Taking again the example of the witch hunts, the criminalisation and

isolation of certain subjects means a breakdown in the community. The

woman who wants to be something more than 'woman', who claims herself as

a free individual, owner of her body and of her relationships, is

presented as a monstrous lover of the devil, and enemy of humanity. She

who wants to control her reproduction is shown as a devourer of

children, who can make men impotent. Ultimately, the woman is 'something

else', different from other members of the social group. Midwives and

healers, and the religions linked to respect for nature, are also

stigmatised. Wildness and nature become something undesirable, and

punishable. In the same way, non-human animals are punished and subdued

until they are docile enough to be useful. These animals are also

perceived as 'something else', however much they work and live with the

group, and although there is no real taxonomic or logical difference

between what it means to be 'human' and what it means to be 'animal'.

Thus, although capitalism in practice places workers, housewives and

beasts of burden in the same position, only those who contribute with

waged productive work are considered among them as members of the

working class, and on the basis of this consideration build

relationships of mutual support and solidarity.
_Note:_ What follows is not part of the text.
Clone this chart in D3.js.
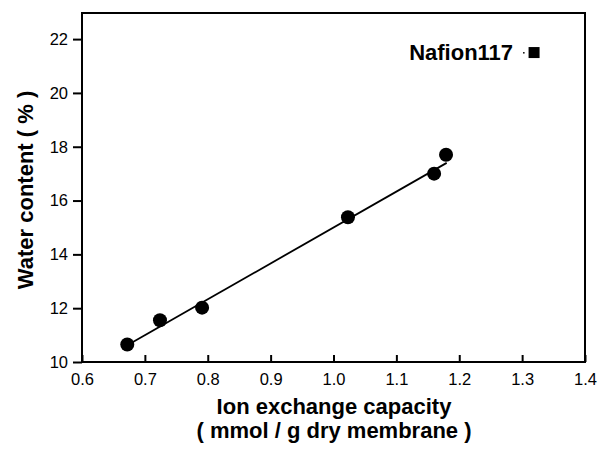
<!DOCTYPE html>
<html>
<head>
<meta charset="utf-8">
<script src="https://cdn.jsdelivr.net/npm/d3@7"></script>
<style>
  body { margin: 0; background: #fff; }
  svg { font-family: "Liberation Sans", Arial, sans-serif; }
</style>
</head>
<body>
<svg id="chart" width="598" height="454"></svg>
<script>
// measured points (ion exchange capacity vs water content)
var iecValues = [0.672, 0.724, 0.791, 1.023, 1.160, 1.179];
var waterValues = [10.65, 11.55, 12.02, 15.38, 17.0, 17.7];

// linear fit line end points
var fitX = [0.672, 1.18];
var fitY = [10.62, 17.4];

// Nafion117 reference
var nafionX = [1.319];
var nafionY = [21.5];

var xTicks = [0.6, 0.7, 0.8, 0.9, 1.0, 1.1, 1.2, 1.3, 1.4];
var yTicks = [10, 12, 14, 16, 18, 20, 22];

var svg = d3.select("#chart");
// plot box (note: "top" is taken by window, so prefixed)
var plotLeft = 82, plotTop = 13, plotRight = 585, plotBottom = 362;

var x = d3.scaleLinear().domain([0.6, 1.4]).range([plotLeft, plotRight]);
var y = d3.scaleLinear().domain([10, 22.97]).range([plotBottom, plotTop]);

//frame
svg.append("rect")
  .attr("x", plotLeft).attr("y", plotTop)
  .attr("width", plotRight - plotLeft).attr("height", plotBottom - plotTop)
  .attr("fill", "none").attr("stroke", "#000").attr("stroke-width", 2);

// x axis, ticks point inward
var xAxis = svg.append("g")
  .attr("transform", "translate(0," + plotBottom + ")")
  .call(d3.axisTop(x).tickValues(xTicks).tickSize(7).tickFormat(d3.format(".1f")));
xAxis.select(".domain").remove();
xAxis.selectAll(".tick line").attr("stroke-width", 2);
xAxis.selectAll(".tick text")
  .attr("y", 23).attr("dy", 0)
  .attr("font-size", 16.5).attr("fill", "#000");

// y axis, ticks point outward
var yAxis = svg.append("g")
  .attr("transform", "translate(" + plotLeft + ",0)")
  .call(d3.axisLeft(y).tickValues(yTicks).tickSize(9).tickPadding(5));
yAxis.select(".domain").remove();
yAxis.selectAll(".tick line").attr("stroke-width", 2);
yAxis.selectAll(".tick text")
  .attr("font-size", 16.5).attr("fill", "#000");

// fit line
var fitData = fitX.map(function (d, i) { return [d, fitY[i]]; });
svg.append("path")
  .datum(fitData)
  .attr("d", d3.line().x(function (d) { return x(d[0]); }).y(function (d) { return y(d[1]); }))
  .attr("stroke", "#000").attr("stroke-width", 1.8).attr("fill", "none");

// dots
svg.selectAll("circle.pt")
  .data(iecValues)
  .enter().append("circle")
  .attr("class", "pt")
  .attr("cx", function (d) { return x(d); })
  .attr("cy", function (d, i) { return y(waterValues[i]); })
  .attr("r", 7)
  .attr("fill", "#000");

// Nafion117 marker + label
svg.selectAll("rect.naf")
  .data(nafionX)
  .enter().append("rect")
  .attr("class", "naf")
  .attr("x", function (d) { return x(d) - 5.5; })
  .attr("y", function (d, i) { return y(nafionY[i]) - 5.5; })
  .attr("width", 11).attr("height", 11)
  .attr("fill", "#000");
svg.append("rect")
  .attr("x", x(nafionX[0]) - 11).attr("y", y(nafionY[0]) - 0.5)
  .attr("width", 1.5).attr("height", 1.5).attr("fill", "#000");
svg.append("text")
  .attr("x", x(nafionX[0]) - 21).attr("y", y(nafionY[0]) + 7)
  .attr("text-anchor", "end")
  .attr("font-size", 22).attr("font-weight", "bold")
  .text("Nafion117");

// axis titles
svg.append("text")
  .attr("x", 334).attr("y", 414)
  .attr("text-anchor", "middle")
  .attr("font-size", 22).attr("font-weight", "bold")
  .text("Ion exchange capacity");
svg.append("text")
  .attr("x", 334).attr("y", 438)
  .attr("text-anchor", "middle")
  .attr("font-size", 22).attr("font-weight", "bold")
  .text("( mmol / g dry membrane )");
svg.append("text")
  .attr("transform", "translate(33," + 190 + ") rotate(-90)")
  .attr("text-anchor", "middle")
  .attr("font-size", 22).attr("font-weight", "bold")
  .text("Water content ( % )");
</script>
</body>
</html>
Both Hribal and Federici

pursue with their research, more or less explicitly, a break with this

limited view of the idea of class. Their proposals seek to broaden the

concept of the commons, to put it into practice, and promote recognition

among equals from below, by eliminating the barriers imposed from above

to prevent that we find and help each other.

It's a newly-born idea, which has much to say and discuss, but at the

same time it's one of the oldest ideas in the world: we are in this

together, and together we'll get through this.